→ YOUR INSTRUCTIONS: Start with the line that contains "Give me the" and end with the line that contains "from matplotlib.lines import Line2D"; retype those lines and the ones between them exactly, without any pictures.

[start of DATA FOR THE TASK]

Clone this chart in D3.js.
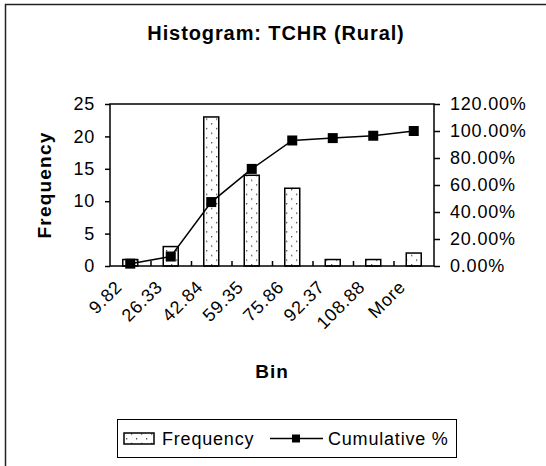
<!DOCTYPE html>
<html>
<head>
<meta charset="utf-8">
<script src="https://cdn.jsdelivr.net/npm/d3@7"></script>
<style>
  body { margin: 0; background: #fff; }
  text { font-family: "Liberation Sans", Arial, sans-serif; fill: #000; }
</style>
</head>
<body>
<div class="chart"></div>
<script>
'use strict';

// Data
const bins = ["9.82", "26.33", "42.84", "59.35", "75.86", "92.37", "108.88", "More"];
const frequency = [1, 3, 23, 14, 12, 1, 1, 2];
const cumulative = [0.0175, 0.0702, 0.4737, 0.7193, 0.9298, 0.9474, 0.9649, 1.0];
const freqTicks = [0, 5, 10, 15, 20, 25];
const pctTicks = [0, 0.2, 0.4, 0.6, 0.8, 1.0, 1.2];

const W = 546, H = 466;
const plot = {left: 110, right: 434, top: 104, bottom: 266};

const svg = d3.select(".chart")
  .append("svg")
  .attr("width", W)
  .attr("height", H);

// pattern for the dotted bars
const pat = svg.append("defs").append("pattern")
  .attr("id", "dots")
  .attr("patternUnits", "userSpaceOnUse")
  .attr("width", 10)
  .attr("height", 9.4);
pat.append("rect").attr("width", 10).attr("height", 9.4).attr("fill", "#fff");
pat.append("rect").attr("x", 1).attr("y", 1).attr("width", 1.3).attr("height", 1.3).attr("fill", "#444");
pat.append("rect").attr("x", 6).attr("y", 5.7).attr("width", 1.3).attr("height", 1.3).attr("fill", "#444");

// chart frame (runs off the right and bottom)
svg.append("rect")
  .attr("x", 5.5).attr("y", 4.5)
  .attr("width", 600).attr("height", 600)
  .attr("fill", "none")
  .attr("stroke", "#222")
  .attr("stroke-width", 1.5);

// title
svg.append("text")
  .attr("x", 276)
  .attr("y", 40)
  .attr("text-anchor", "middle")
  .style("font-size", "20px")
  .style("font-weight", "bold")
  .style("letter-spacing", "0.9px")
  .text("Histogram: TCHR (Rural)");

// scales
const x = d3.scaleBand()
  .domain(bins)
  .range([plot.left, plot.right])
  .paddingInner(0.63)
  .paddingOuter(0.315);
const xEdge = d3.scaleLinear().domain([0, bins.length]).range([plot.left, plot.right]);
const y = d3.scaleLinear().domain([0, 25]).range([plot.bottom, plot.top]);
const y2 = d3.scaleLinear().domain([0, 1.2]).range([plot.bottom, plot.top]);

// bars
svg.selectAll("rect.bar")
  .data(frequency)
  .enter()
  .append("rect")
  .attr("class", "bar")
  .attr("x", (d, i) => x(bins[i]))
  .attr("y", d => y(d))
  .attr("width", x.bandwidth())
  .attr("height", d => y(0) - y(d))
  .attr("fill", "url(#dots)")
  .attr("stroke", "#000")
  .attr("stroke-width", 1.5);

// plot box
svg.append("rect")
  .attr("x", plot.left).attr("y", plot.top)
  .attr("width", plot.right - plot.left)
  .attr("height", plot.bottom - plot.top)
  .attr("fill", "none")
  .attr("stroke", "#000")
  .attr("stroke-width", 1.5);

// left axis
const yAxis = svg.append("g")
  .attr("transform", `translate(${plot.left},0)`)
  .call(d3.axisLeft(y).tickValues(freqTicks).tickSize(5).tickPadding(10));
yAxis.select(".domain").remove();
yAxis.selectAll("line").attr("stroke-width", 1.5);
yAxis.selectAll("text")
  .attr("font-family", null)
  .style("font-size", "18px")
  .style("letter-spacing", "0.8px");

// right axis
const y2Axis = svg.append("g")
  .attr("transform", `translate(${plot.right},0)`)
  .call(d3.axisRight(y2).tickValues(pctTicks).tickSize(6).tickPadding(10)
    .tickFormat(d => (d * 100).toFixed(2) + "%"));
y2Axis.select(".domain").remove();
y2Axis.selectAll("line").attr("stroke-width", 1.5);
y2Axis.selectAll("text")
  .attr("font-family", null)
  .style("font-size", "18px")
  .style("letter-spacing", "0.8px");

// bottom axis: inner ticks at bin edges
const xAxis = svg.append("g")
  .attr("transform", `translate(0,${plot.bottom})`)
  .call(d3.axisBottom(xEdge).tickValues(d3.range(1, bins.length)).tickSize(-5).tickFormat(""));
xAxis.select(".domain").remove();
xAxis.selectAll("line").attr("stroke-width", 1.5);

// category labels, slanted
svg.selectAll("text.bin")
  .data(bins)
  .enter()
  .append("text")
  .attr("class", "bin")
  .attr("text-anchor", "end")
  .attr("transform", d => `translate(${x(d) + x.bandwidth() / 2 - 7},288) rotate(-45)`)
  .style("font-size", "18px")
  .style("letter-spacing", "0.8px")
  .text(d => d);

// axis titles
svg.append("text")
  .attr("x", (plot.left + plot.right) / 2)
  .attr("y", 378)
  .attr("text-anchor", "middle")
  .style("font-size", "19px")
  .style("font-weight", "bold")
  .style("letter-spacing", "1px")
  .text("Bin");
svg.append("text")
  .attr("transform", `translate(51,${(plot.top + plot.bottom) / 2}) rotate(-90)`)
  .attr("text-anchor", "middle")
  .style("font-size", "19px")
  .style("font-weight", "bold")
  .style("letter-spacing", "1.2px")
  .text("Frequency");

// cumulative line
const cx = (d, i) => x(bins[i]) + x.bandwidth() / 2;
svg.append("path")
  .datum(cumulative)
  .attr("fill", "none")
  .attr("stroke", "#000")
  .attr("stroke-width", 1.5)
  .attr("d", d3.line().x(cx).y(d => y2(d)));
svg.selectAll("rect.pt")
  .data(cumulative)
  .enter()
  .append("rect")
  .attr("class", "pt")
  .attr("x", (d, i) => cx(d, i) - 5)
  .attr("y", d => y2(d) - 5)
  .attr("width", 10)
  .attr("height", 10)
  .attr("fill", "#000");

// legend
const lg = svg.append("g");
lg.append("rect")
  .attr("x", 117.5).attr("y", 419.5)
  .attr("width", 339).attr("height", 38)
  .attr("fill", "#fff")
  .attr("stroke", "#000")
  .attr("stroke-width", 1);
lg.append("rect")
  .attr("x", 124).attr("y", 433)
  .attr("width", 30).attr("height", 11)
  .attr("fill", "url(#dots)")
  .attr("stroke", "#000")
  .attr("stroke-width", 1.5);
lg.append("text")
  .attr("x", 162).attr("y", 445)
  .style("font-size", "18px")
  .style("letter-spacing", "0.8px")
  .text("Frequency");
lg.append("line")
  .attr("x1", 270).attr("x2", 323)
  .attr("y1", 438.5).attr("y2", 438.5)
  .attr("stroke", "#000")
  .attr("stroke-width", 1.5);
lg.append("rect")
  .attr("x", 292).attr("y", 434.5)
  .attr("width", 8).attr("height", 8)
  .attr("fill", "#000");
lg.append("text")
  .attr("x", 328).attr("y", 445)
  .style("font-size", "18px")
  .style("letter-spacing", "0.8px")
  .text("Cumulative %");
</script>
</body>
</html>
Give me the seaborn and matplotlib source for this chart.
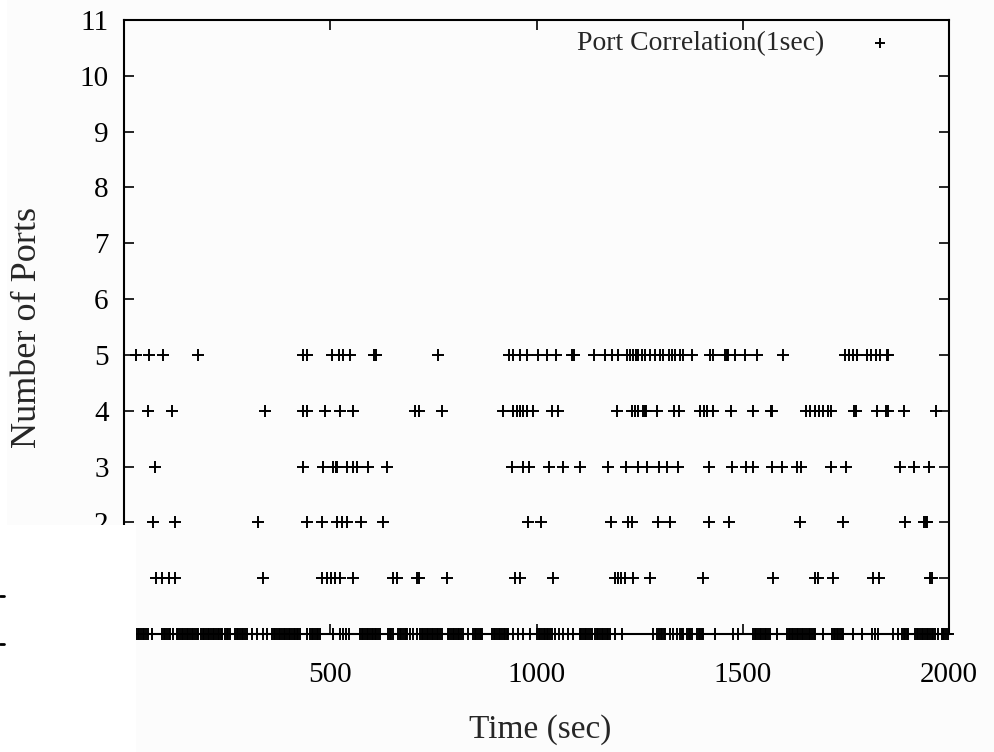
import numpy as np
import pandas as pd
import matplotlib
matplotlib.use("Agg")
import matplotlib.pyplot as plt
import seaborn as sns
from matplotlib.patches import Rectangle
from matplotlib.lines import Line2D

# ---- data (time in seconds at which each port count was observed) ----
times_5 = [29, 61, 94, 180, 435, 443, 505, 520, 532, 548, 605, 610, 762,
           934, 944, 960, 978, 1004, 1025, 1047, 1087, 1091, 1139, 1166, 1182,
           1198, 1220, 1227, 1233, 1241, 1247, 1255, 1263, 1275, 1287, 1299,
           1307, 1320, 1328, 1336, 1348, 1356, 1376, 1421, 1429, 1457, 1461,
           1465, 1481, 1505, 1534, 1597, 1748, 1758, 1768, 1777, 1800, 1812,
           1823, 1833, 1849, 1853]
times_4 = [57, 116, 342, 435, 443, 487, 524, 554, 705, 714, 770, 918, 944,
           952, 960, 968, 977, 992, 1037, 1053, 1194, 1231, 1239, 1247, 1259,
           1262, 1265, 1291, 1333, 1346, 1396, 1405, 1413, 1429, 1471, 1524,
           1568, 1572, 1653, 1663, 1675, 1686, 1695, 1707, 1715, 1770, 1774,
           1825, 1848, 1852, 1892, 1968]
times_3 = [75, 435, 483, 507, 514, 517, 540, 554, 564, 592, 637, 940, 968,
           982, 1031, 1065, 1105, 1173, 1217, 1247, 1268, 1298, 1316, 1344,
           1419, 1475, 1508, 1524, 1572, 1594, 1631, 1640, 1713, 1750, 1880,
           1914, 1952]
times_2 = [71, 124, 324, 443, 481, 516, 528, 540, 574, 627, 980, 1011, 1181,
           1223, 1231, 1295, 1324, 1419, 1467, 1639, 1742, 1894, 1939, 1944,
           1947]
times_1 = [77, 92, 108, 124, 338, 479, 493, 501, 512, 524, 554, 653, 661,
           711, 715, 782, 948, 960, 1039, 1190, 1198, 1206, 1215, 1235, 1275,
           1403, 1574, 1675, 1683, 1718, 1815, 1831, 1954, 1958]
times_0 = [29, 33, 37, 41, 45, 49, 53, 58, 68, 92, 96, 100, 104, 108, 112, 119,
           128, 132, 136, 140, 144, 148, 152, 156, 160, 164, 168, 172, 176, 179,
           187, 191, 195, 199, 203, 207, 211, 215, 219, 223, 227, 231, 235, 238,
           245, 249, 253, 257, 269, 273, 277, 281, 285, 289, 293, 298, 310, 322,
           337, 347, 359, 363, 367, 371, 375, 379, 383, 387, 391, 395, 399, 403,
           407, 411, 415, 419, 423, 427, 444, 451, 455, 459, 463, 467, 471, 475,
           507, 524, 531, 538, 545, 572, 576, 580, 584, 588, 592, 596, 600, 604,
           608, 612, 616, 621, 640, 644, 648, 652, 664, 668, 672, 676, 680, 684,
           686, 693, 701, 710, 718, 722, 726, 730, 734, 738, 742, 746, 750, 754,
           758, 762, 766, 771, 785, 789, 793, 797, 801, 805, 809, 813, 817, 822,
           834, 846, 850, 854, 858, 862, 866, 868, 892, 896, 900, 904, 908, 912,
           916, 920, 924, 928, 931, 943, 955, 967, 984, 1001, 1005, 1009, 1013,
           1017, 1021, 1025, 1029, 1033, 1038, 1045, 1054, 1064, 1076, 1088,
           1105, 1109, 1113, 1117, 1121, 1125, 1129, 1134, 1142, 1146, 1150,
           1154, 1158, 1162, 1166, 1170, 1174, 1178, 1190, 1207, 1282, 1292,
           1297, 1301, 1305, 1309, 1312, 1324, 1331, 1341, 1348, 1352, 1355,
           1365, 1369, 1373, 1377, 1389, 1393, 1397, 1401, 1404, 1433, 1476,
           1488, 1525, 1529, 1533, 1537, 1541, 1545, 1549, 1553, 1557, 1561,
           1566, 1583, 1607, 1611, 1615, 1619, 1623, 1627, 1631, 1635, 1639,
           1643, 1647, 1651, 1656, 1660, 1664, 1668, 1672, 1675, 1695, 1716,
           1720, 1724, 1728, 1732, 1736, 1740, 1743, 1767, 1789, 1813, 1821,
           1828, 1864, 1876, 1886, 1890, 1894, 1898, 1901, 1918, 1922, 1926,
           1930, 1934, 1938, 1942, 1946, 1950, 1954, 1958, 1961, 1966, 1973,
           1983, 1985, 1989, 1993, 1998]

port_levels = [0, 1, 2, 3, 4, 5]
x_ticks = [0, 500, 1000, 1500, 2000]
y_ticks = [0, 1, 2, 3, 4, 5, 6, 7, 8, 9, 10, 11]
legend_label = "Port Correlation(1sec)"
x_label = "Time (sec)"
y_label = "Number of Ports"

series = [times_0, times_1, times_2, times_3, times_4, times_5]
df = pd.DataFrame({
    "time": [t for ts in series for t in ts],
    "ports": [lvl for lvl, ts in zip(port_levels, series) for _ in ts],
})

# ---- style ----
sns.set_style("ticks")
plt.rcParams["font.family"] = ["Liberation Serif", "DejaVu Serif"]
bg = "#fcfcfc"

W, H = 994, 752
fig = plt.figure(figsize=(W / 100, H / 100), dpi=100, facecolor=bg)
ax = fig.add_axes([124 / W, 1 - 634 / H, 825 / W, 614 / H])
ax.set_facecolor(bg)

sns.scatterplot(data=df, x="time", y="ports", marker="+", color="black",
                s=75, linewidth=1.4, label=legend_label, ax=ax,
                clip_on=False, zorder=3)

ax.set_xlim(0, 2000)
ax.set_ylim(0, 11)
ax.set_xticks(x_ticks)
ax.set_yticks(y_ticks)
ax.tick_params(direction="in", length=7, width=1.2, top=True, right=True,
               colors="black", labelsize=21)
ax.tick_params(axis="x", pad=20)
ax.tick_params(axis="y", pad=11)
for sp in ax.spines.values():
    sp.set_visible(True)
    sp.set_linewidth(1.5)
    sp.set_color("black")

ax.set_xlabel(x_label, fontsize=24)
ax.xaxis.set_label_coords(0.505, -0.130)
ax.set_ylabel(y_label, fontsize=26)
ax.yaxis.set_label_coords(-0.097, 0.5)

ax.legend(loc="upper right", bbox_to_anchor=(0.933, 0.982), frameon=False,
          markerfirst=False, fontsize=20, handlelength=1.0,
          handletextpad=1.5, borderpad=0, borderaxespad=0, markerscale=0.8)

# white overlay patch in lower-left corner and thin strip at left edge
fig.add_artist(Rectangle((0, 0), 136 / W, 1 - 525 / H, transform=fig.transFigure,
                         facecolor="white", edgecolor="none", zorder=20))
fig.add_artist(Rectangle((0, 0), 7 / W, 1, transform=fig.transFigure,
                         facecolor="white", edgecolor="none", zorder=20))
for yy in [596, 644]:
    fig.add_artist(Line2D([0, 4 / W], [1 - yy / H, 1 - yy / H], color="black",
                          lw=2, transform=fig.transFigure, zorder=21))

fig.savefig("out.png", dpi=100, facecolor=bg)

[end of DATA FOR THE TASK]

→ CORRECT OUTPUT:
Give me the seaborn and matplotlib source for this chart.
import numpy as np
import pandas as pd
import matplotlib
matplotlib.use("Agg")
import matplotlib.pyplot as plt
import seaborn as sns
from matplotlib.patches import Rectangle
from matplotlib.lines import Line2D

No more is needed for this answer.